With the images removed, repeat the data below exactly.

....

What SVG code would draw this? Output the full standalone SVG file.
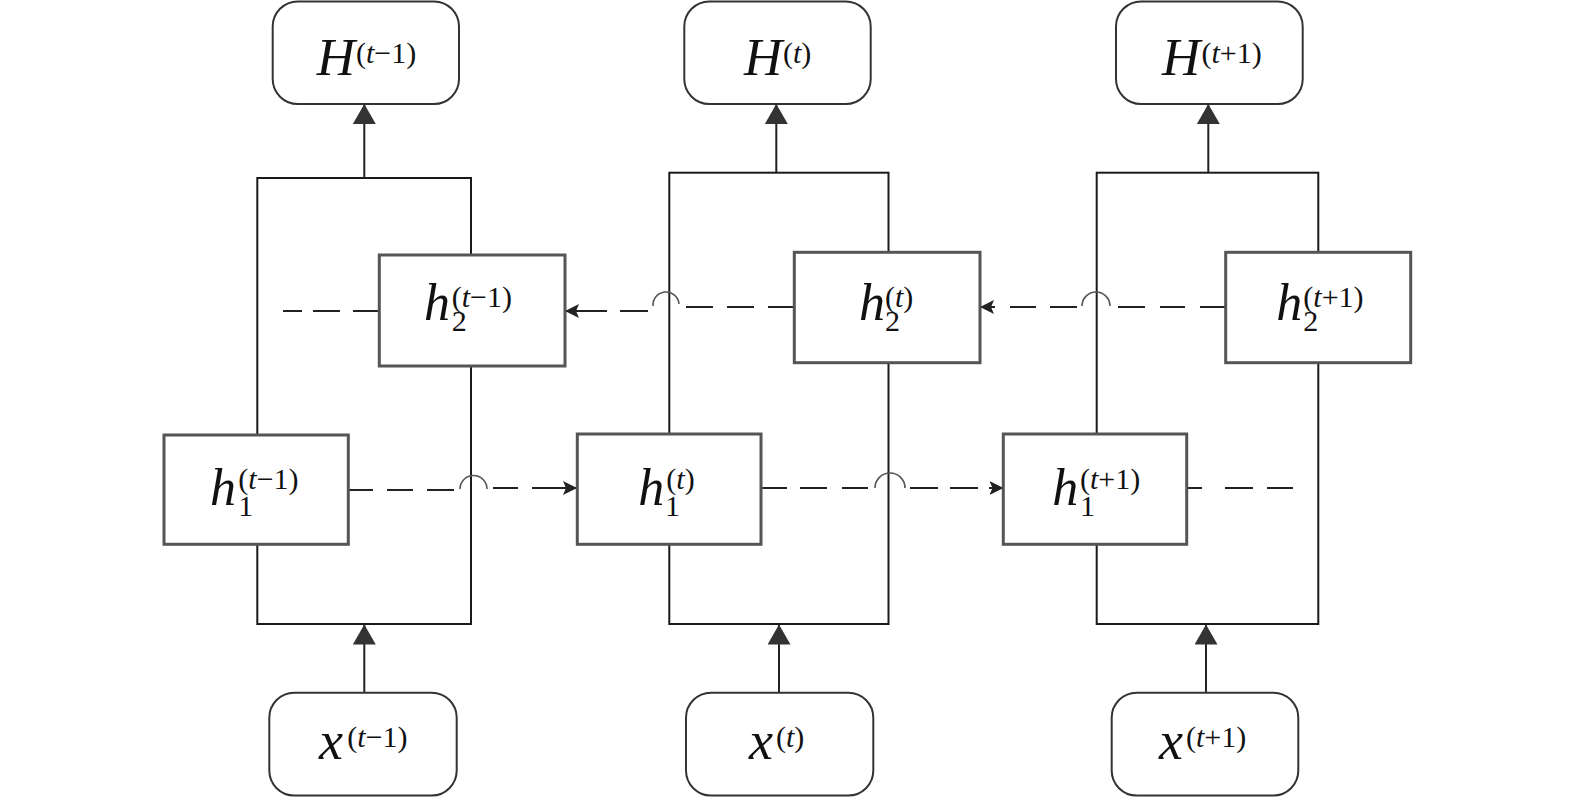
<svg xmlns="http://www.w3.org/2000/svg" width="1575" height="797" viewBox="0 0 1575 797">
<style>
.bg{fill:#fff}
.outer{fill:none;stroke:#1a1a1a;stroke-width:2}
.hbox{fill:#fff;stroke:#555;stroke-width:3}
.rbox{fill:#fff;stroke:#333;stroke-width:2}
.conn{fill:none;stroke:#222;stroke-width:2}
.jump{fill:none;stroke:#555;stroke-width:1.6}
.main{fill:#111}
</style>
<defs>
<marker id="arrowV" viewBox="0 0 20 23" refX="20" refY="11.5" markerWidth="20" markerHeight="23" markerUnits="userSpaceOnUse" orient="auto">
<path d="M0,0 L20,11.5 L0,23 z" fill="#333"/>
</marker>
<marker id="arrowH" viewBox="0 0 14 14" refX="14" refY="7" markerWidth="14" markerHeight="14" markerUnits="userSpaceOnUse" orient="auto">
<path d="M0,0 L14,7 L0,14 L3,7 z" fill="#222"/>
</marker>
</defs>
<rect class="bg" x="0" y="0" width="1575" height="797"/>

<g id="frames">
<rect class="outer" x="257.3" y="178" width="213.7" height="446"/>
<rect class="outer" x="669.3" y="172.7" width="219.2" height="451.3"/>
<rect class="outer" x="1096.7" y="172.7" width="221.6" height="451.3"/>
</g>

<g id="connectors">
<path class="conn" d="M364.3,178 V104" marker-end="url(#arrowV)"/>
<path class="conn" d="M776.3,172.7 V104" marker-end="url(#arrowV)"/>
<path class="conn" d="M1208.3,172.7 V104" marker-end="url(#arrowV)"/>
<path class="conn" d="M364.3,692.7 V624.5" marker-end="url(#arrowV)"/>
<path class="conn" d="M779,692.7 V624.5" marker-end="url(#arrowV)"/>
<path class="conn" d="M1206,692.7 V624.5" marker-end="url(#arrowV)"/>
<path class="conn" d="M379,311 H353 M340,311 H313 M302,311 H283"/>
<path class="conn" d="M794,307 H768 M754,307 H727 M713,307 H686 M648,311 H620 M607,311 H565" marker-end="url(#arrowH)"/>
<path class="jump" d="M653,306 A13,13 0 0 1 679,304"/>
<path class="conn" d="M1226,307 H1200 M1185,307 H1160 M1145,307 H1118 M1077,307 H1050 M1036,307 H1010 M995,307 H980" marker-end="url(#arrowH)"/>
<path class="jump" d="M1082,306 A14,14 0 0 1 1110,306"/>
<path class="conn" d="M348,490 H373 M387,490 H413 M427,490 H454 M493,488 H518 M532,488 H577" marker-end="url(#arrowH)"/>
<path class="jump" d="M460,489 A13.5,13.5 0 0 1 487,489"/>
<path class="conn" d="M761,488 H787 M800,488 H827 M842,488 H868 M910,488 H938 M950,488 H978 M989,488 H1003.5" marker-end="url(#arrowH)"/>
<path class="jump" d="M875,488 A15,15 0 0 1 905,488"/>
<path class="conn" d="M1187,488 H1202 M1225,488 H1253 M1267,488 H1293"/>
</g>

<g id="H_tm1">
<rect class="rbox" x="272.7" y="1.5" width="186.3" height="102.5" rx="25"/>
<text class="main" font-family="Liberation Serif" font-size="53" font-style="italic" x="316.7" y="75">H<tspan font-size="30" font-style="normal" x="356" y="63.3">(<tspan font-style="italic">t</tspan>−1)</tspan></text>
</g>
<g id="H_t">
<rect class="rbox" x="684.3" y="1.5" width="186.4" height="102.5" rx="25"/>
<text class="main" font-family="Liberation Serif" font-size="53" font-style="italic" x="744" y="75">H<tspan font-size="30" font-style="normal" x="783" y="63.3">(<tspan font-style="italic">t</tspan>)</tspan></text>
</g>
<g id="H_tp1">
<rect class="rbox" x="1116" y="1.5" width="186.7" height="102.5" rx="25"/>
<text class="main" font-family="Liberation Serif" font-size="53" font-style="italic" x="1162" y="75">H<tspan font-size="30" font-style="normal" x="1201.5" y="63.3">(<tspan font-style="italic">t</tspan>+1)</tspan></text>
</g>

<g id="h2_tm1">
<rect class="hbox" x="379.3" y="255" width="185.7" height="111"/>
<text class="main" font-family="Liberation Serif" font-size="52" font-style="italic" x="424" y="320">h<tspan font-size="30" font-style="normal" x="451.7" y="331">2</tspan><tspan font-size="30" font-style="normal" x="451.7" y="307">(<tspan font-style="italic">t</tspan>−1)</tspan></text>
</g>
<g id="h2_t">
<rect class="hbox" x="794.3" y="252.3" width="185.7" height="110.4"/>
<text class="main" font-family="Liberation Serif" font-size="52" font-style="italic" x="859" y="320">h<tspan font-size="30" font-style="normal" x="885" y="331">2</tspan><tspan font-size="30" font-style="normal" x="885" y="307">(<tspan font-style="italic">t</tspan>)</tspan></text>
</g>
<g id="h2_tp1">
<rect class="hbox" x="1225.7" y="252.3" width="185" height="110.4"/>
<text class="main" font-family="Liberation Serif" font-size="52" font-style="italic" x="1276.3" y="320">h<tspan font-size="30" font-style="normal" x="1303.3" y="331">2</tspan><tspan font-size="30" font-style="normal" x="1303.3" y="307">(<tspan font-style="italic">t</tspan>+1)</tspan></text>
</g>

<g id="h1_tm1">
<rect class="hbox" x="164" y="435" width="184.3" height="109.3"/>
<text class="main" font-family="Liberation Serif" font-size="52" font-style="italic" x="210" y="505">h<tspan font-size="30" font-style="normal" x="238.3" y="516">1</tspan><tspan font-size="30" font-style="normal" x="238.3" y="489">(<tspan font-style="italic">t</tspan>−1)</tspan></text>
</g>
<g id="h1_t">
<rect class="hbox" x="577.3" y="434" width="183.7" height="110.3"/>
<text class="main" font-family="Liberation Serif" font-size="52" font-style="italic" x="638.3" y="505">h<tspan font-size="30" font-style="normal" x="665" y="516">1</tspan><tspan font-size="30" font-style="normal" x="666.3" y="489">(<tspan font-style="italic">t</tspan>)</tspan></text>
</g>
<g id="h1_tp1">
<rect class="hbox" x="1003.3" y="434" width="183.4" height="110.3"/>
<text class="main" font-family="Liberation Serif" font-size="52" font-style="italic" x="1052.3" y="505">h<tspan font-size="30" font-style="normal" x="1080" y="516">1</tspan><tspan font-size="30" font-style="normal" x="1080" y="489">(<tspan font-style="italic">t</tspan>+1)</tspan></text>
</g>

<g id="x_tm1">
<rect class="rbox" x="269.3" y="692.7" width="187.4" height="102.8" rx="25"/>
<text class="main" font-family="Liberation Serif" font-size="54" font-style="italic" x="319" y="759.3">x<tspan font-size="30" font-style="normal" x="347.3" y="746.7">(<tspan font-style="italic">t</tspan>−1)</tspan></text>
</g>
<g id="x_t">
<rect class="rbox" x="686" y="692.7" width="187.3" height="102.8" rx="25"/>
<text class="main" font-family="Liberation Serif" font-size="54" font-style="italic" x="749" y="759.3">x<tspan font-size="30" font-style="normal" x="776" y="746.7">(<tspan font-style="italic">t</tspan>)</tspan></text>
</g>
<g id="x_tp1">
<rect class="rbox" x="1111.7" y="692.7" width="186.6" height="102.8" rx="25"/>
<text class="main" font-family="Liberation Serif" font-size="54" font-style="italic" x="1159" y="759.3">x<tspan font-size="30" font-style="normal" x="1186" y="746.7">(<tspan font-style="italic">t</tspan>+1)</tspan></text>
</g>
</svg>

....

- _Answer below_:
What SVG code would draw this? Output the full standalone SVG file.
<svg xmlns="http://www.w3.org/2000/svg" width="1575" height="797" viewBox="0 0 1575 797">
<style>
.bg{fill:#fff}
.outer{fill:none;stroke:#1a1a1a;stroke-width:2}
.hbox{fill:#fff;stroke:#555;stroke-width:3}
.rbox{fill:#fff;stroke:#333;stroke-width:2}
.conn{fill:none;stroke:#222;stroke-width:2}
.jump{fill:none;stroke:#555;stroke-width:1.6}
.main{fill:#111}
</style>
<defs>
<marker id="arrowV" viewBox="0 0 20 23" refX="20" refY="11.5" markerWidth="20" markerHeight="23" markerUnits="userSpaceOnUse" orient="auto">
<path d="M0,0 L20,11.5 L0,23 z" fill="#333"/>
</marker>
<marker id="arrowH" viewBox="0 0 14 14" refX="14" refY="7" markerWidth="14" markerHeight="14" markerUnits="userSpaceOnUse" orient="auto">
<path d="M0,0 L14,7 L0,14 L3,7 z" fill="#222"/>
</marker>
</defs>
<rect class="bg" x="0" y="0" width="1575" height="797"/>

<g id="frames">
<rect class="outer" x="257.3" y="178" width="213.7" height="446"/>
<rect class="outer" x="669.3" y="172.7" width="219.2" height="451.3"/>
<rect class="outer" x="1096.7" y="172.7" width="221.6" height="451.3"/>
</g>

<g id="connectors">
<path class="conn" d="M364.3,178 V104" marker-end="url(#arrowV)"/>
<path class="conn" d="M776.3,172.7 V104" marker-end="url(#arrowV)"/>
<path class="conn" d="M1208.3,172.7 V104" marker-end="url(#arrowV)"/>
<path class="conn" d="M364.3,692.7 V624.5" marker-end="url(#arrowV)"/>
<path class="conn" d="M779,692.7 V624.5" marker-end="url(#arrowV)"/>
<path class="conn" d="M1206,692.7 V624.5" marker-end="url(#arrowV)"/>
<path class="conn" d="M379,311 H353 M340,311 H313 M302,311 H283"/>
<path class="conn" d="M794,307 H768 M754,307 H727 M713,307 H686 M648,311 H620 M607,311 H565" marker-end="url(#arrowH)"/>
<path class="jump" d="M653,306 A13,13 0 0 1 679,304"/>
<path class="conn" d="M1226,307 H1200 M1185,307 H1160 M1145,307 H1118 M1077,307 H1050 M1036,307 H1010 M995,307 H980" marker-end="url(#arrowH)"/>
<path class="jump" d="M1082,306 A14,14 0 0 1 1110,306"/>
<path class="conn" d="M348,490 H373 M387,490 H413 M427,490 H454 M493,488 H518 M532,488 H577" marker-end="url(#arrowH)"/>
<path class="jump" d="M460,489 A13.5,13.5 0 0 1 487,489"/>
<path class="conn" d="M761,488 H787 M800,488 H827 M842,488 H868 M910,488 H938 M950,488 H978 M989,488 H1003.5" marker-end="url(#arrowH)"/>
<path class="jump" d="M875,488 A15,15 0 0 1 905,488"/>
<path class="conn" d="M1187,488 H1202 M1225,488 H1253 M1267,488 H1293"/>
</g>

<g id="H_tm1">
<rect class="rbox" x="272.7" y="1.5" width="186.3" height="102.5" rx="25"/>
<text class="main" font-family="Liberation Serif" font-size="53" font-style="italic" x="316.7" y="75">H<tspan font-size="30" font-style="normal" x="356" y="63.3">(<tspan font-style="italic">t</tspan>−1)</tspan></text>
</g>
<g id="H_t">
<rect class="rbox" x="684.3" y="1.5" width="186.4" height="102.5" rx="25"/>
<text class="main" font-family="Liberation Serif" font-size="53" font-style="italic" x="744" y="75">H<tspan font-size="30" font-style="normal" x="783" y="63.3">(<tspan font-style="italic">t</tspan>)</tspan></text>
</g>
<g id="H_tp1">
<rect class="rbox" x="1116" y="1.5" width="186.7" height="102.5" rx="25"/>
<text class="main" font-family="Liberation Serif" font-size="53" font-style="italic" x="1162" y="75">H<tspan font-size="30" font-style="normal" x="1201.5" y="63.3">(<tspan font-style="italic">t</tspan>+1)</tspan></text>
</g>

<g id="h2_tm1">
<rect class="hbox" x="379.3" y="255" width="185.7" height="111"/>
<text class="main" font-family="Liberation Serif" font-size="52" font-style="italic" x="424" y="320">h<tspan font-size="30" font-style="normal" x="451.7" y="331">2</tspan><tspan font-size="30" font-style="normal" x="451.7" y="307">(<tspan font-style="italic">t</tspan>−1)</tspan></text>
</g>
<g id="h2_t">
<rect class="hbox" x="794.3" y="252.3" width="185.7" height="110.4"/>
<text class="main" font-family="Liberation Serif" font-size="52" font-style="italic" x="859" y="320">h<tspan font-size="30" font-style="normal" x="885" y="331">2</tspan><tspan font-size="30" font-style="normal" x="885" y="307">(<tspan font-style="italic">t</tspan>)</tspan></text>
</g>
<g id="h2_tp1">
<rect class="hbox" x="1225.7" y="252.3" width="185" height="110.4"/>
<text class="main" font-family="Liberation Serif" font-size="52" font-style="italic" x="1276.3" y="320">h<tspan font-size="30" font-style="normal" x="1303.3" y="331">2</tspan><tspan font-size="30" font-style="normal" x="1303.3" y="307">(<tspan font-style="italic">t</tspan>+1)</tspan></text>
</g>

<g id="h1_tm1">
<rect class="hbox" x="164" y="435" width="184.3" height="109.3"/>
<text class="main" font-family="Liberation Serif" font-size="52" font-style="italic" x="210" y="505">h<tspan font-size="30" font-style="normal" x="238.3" y="516">1</tspan><tspan font-size="30" font-style="normal" x="238.3" y="489">(<tspan font-style="italic">t</tspan>−1)</tspan></text>
</g>
<g id="h1_t">
<rect class="hbox" x="577.3" y="434" width="183.7" height="110.3"/>
<text class="main" font-family="Liberation Serif" font-size="52" font-style="italic" x="638.3" y="505">h<tspan font-size="30" font-style="normal" x="665" y="516">1</tspan><tspan font-size="30" font-style="normal" x="666.3" y="489">(<tspan font-style="italic">t</tspan>)</tspan></text>
</g>
<g id="h1_tp1">
<rect class="hbox" x="1003.3" y="434" width="183.4" height="110.3"/>
<text class="main" font-family="Liberation Serif" font-size="52" font-style="italic" x="1052.3" y="505">h<tspan font-size="30" font-style="normal" x="1080" y="516">1</tspan><tspan font-size="30" font-style="normal" x="1080" y="489">(<tspan font-style="italic">t</tspan>+1)</tspan></text>
</g>

<g id="x_tm1">
<rect class="rbox" x="269.3" y="692.7" width="187.4" height="102.8" rx="25"/>
<text class="main" font-family="Liberation Serif" font-size="54" font-style="italic" x="319" y="759.3">x<tspan font-size="30" font-style="normal" x="347.3" y="746.7">(<tspan font-style="italic">t</tspan>−1)</tspan></text>
</g>
<g id="x_t">
<rect class="rbox" x="686" y="692.7" width="187.3" height="102.8" rx="25"/>
<text class="main" font-family="Liberation Serif" font-size="54" font-style="italic" x="749" y="759.3">x<tspan font-size="30" font-style="normal" x="776" y="746.7">(<tspan font-style="italic">t</tspan>)</tspan></text>
</g>
<g id="x_tp1">
<rect class="rbox" x="1111.7" y="692.7" width="186.6" height="102.8" rx="25"/>
<text class="main" font-family="Liberation Serif" font-size="54" font-style="italic" x="1159" y="759.3">x<tspan font-size="30" font-style="normal" x="1186" y="746.7">(<tspan font-style="italic">t</tspan>+1)</tspan></text>
</g>
</svg>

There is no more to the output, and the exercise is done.